We speak about how huge our organs are but don't concern ourselves about how we can develop great character or working hard toward a massive and diverse financial portfolio.
We speak of how we can "go down" for hours but we just can't "hold down" a job sometime only but FOR a few hours.
Our young Brothers (And not so young!) try to pull as many lace panties down as possible to get as much backside as we can but find it IMPOSSIBLE to find a belt and pull our pants up over our own backsides in the street!
This is not all of us, there are some good studious hard working brothers out here. But there are far TOO MANY of us out here that fit the former description. We are made to conquer the world and bring it into submission as the Bible says but we have been basking and sauteing in an educational system and docile mindset that was never meant to empower us.
Revolution is not just picking up a damn gun although a times that could be a part of it when necessary, but it's more so picking up a book that has within it a seed that once placed in the soil of your hungry, starved & deprived minds and watered with the life changing truth can actually help it to change from the bottom feeder mentality that the children of your former slave masters benefit from YOU having!
But as long as you are connected to what keeps you in the vicious cycle of addiction, you will never see this! Women have ALWAYS been my addiction, can't you tell by the way I can sketch such an awesome physical female form? It's because more than anybody I know on this planet rich or famous, I have been there and done that so many times over.
So I have had to saturate myself with the divine knowledge to counter balance and break the cycle from which I have always had a problem with abstaining from....and as with any stronghold that we may be locked in personal struggle with, I always will have to guard it till the day the Creator calls me home!

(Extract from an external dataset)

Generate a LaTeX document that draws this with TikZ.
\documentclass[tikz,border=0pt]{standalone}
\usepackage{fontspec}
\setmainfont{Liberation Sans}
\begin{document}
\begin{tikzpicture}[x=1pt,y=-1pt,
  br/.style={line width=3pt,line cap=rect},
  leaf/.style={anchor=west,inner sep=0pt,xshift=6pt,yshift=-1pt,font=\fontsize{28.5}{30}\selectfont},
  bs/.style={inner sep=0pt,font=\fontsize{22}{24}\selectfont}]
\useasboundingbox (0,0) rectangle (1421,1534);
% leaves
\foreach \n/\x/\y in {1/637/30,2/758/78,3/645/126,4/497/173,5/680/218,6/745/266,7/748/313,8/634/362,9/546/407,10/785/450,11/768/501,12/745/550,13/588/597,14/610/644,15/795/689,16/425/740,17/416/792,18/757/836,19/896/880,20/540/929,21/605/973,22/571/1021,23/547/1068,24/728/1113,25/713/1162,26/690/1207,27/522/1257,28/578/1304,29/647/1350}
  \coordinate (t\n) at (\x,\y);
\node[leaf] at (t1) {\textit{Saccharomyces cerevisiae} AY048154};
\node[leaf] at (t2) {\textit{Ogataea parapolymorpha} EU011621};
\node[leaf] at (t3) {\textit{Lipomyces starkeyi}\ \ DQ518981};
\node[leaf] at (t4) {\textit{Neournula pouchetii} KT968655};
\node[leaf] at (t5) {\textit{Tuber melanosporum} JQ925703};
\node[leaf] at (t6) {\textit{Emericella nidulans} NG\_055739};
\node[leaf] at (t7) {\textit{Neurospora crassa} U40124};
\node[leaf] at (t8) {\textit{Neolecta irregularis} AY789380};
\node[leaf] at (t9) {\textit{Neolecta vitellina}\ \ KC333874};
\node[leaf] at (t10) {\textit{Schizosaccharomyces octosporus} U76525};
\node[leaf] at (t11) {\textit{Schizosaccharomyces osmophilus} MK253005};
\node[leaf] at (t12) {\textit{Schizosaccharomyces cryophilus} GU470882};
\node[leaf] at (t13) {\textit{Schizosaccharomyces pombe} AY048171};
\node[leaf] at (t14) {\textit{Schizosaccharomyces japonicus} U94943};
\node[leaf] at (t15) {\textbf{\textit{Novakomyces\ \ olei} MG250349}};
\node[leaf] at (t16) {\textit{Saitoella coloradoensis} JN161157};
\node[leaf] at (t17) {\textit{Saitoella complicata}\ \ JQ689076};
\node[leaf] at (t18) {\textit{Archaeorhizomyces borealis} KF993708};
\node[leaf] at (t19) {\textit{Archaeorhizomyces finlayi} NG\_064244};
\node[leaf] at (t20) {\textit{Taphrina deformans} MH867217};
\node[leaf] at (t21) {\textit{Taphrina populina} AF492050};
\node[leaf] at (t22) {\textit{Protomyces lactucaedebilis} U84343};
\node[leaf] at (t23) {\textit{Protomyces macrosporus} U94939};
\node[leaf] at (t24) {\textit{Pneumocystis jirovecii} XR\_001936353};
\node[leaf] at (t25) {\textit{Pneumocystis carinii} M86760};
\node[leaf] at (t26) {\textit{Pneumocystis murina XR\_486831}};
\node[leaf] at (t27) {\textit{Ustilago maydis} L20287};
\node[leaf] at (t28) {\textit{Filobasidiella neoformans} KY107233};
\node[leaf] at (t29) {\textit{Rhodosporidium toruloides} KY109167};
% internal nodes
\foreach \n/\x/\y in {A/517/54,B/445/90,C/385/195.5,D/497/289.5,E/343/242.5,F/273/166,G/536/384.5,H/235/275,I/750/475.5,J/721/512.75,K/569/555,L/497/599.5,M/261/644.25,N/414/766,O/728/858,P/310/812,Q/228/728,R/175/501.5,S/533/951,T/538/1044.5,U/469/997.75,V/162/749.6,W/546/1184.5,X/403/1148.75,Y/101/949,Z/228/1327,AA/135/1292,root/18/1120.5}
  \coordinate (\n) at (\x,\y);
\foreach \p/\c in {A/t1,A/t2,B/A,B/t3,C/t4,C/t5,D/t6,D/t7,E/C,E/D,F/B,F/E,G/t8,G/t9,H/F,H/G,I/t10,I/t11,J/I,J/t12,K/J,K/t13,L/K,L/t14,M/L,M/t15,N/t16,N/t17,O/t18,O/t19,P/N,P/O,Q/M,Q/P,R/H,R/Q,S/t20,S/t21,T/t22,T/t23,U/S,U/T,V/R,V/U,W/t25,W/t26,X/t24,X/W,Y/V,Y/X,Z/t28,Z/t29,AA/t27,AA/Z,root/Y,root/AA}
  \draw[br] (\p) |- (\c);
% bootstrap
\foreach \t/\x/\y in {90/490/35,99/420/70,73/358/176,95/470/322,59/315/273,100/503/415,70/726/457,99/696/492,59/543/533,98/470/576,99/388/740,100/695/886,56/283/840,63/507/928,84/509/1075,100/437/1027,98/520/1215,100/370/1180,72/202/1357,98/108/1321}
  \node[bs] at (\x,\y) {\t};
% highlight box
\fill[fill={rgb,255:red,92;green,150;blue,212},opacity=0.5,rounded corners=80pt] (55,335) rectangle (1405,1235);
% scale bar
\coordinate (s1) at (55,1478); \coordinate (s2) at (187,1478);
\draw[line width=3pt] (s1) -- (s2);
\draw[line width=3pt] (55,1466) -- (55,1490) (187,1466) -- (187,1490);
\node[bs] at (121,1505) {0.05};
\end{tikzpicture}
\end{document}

But in my travels I might be able to shed light on an issue that many may be struggling with as we don't view it as a bad thing in this society but it is. It is breaking up families, breaking hearts and destroying lives! Lord knows we have enough issues to struggle with. We are spending too much precious time in denial of the issues that we need to address. It kind of reminds me of those old silent films where you have two adversaries fighting on a train track, they are so caught up in beating down each other that they never notice the oncoming train coming there way with an inability to stop until it is too late! Are you locked in a personal struggle that causes you to be your own worst enemy?

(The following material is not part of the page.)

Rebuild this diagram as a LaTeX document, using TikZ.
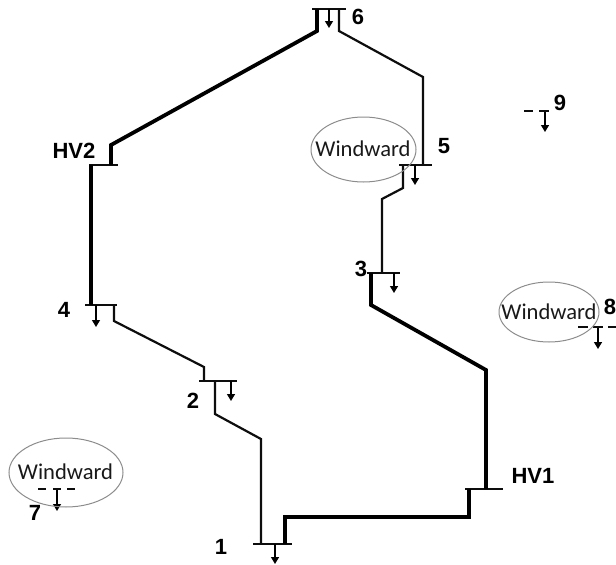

Only you can answer that question honestly to yourself.
Call/Text Direct - United States: 407.590.0755 / Ghana Africa: 020.176.1987 / Email: Lance@LanceScurv.co
I can relate Lance. It's he major reason I am not yet married. I didn't feel the urgency to settle down since I could get temporary relief from a stray female. I got to a point when I had to fight back and free myself to pursue my destiny. Illicit sex is highly overated. Its such a toxic drug that it can distract you and distort your world view. We brag about ecapades that have no real or eternal value. Worthless achievement that isn't worthy of a plaque. Couldn't live in the MATRIX anymore. I had to get out!